Mimes in "Modesty Blaise". But "Easy Rider"? Well apparently there were at
least three because she was credited as "Mime #3". Characters without
names would follow her when she appeared in Martin Sheen's 1986 TV movie
as "adult friend" and former co-star Dennis Hopper's 1990 directorial
debut "Catchfire" (co-starring Jodie Foster and Vincent Price in a film
both wish they never made) as "woman in van". However, in the last sixteen
years Ellie Wood Walker has seemingly disappeared and her current
whereabouts, at least to this Pop Culture Addict, are now unknown.
But
if success wasn't in Ellie Wood Walker's future her co-stars in the four
minute film were another story completely. Actress Maudie Prickett, who
played Diana's mother, was already a screen veteran since 1938 and had
dozens of small television and film
credits under her belt, including recurring roles on Hazel, the Andy
Griffith Show and The Jack Benny Show. If Wonder Woman had been sold it
would have made her first, and only, staring role. Maudie Prickett had
worked with some of the greatest actors on the silver screen and
television but was always a bridesmaid and never a bride. As terrible as
the script was, the expertise in Ms. Prickett's acting is evident. She
makes the best out of the script put before her and while her character
could have gone down in television history as the most obnoxious TV mother
ever, Maudie Prickett displays perfect comic timing. Perhaps it's a
blessing in disguise that the show wasn't picked up so that it would not
be a stain on Ms. Prickett's impressive acting résumé.
Most
interesting though is the figure that Ellie Wood Walker sees in the mirror
when she transforms into Wonder Woman. In the mirror is a woman that is
far more beautiful and curvy than Walker is which was supposed to
represent the image that Walker's Wonder Woman sees in her head. The woman
in the mirror was none other than Linda Harrison who would go on to hit
pop culture gold a year later as Charlton Heston's love interest Nova in
"Planet of the Apes". Linda Harrison had worked a year earlier with Dozier
in her screen debut when she played opposite Caesar Romero and Donna Loren
as "Cheerleader #2" on Batman. However, I think we all can forgive Linda
Harrison for making this short appearance in a terrible presentation. When
Linda Harrison m ade
this film she was still an unknown actress and was not yet aware of the
sci-fi/fantasy legend she was going to become. Thankfully Dozier's Wonder
Woman was never made and would not prevent her from becoming Nova.
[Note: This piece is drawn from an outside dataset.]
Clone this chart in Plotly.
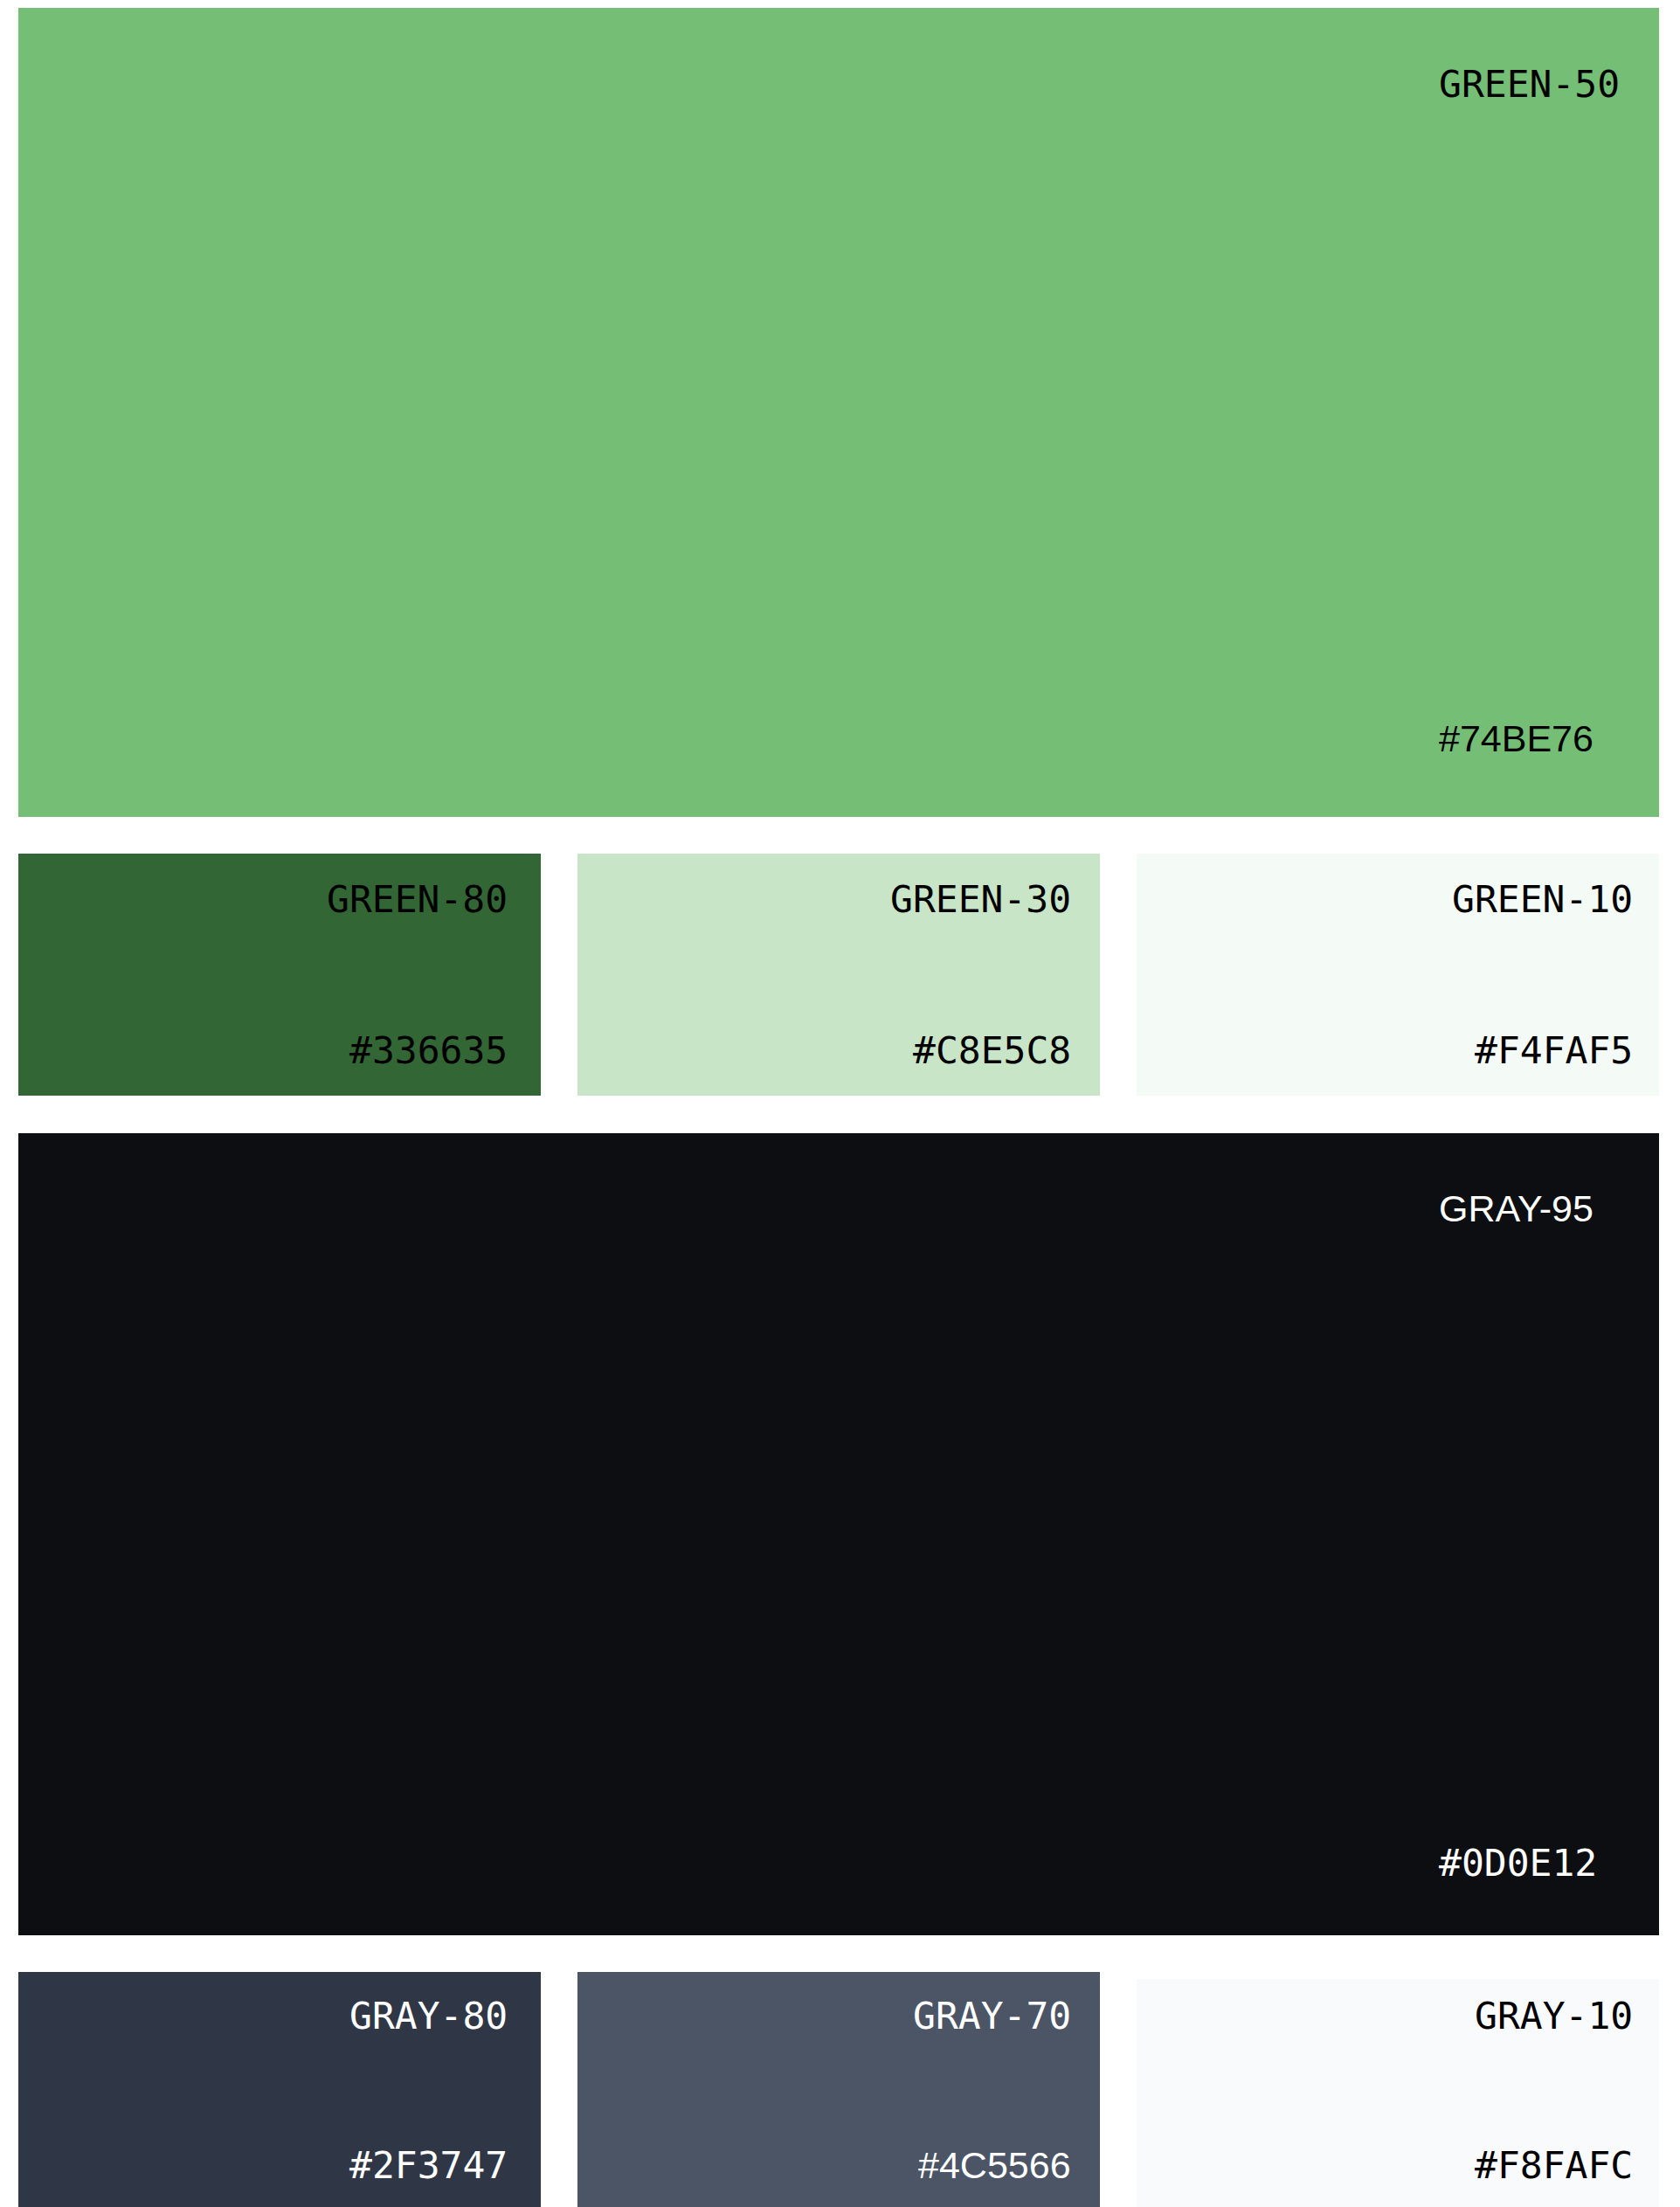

So why wasn't Dozier's Wonder Woman picked up by the
network? A number of explanations have been suggested. The most popular is
that the pre-mature cancellation of the Green Hornet after only one season
destroyed the network's faith in Greenway productions. Furthermore, the
cancellation of Captain Nice on the rival
network
cast a shadow of doubt over the value of a commodity like a superhero
sitcom. It has also been suggested that time had run out for
action/adventure shows. 1969 would mark the end of shows such as The Man
from U.N.C.L.E., The Time Tunnel and even Batman. Stanley Ralph Ross
offered another explanation, saying that the network wasn't ready to
produce a series in this vein that starred a female character. However I
think I can offer the most realistic reason why Dozier's Wonder Woman was
not picked up by the network. Did you take a look at the four and a half
minutes of footage? My theory is that the reason the network didn't pick
it up is because it's awful. What ever happened to awful? Your average
retarded eight year old can tell you that it was awful! Any person with
half a brain can tell that it could be one of the worst four minutes of
television they have ever seen, and any Wonder Woman fan would have been
on their way to fire bomb Greenway headquarters. I believe that the reason
it wasn't made into a series was because the producers had good taste.
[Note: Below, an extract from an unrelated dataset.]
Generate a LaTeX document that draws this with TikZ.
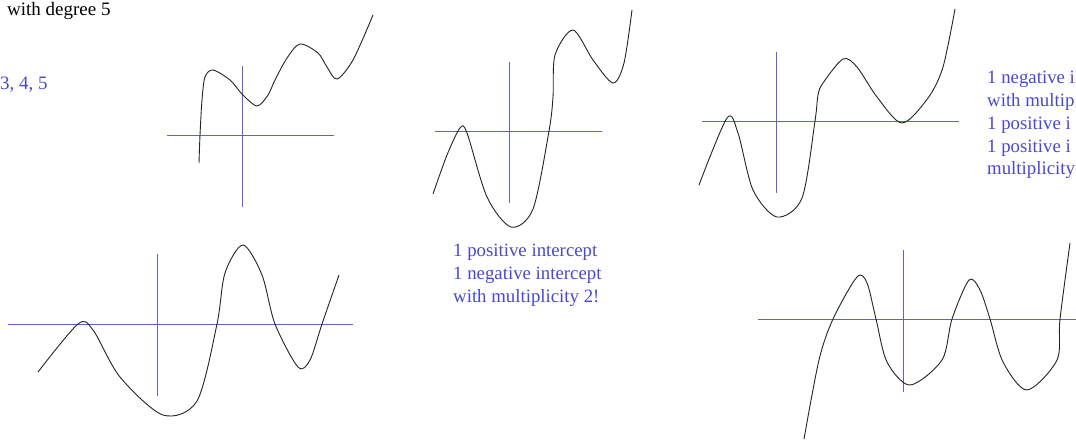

Thus Dozier's Wonder Woman was sealed into the vault
to suffer its fate as an obscure oddity and piece of trivia for pop
culture buffs everywhere. So remember next time you run across Halle
Berry's version of Catwoman on your television screen, instead of throwing
a brick through the screen just remember that it could honestly be worse.
It could be Ellie Wood Walker as Wonder Woman.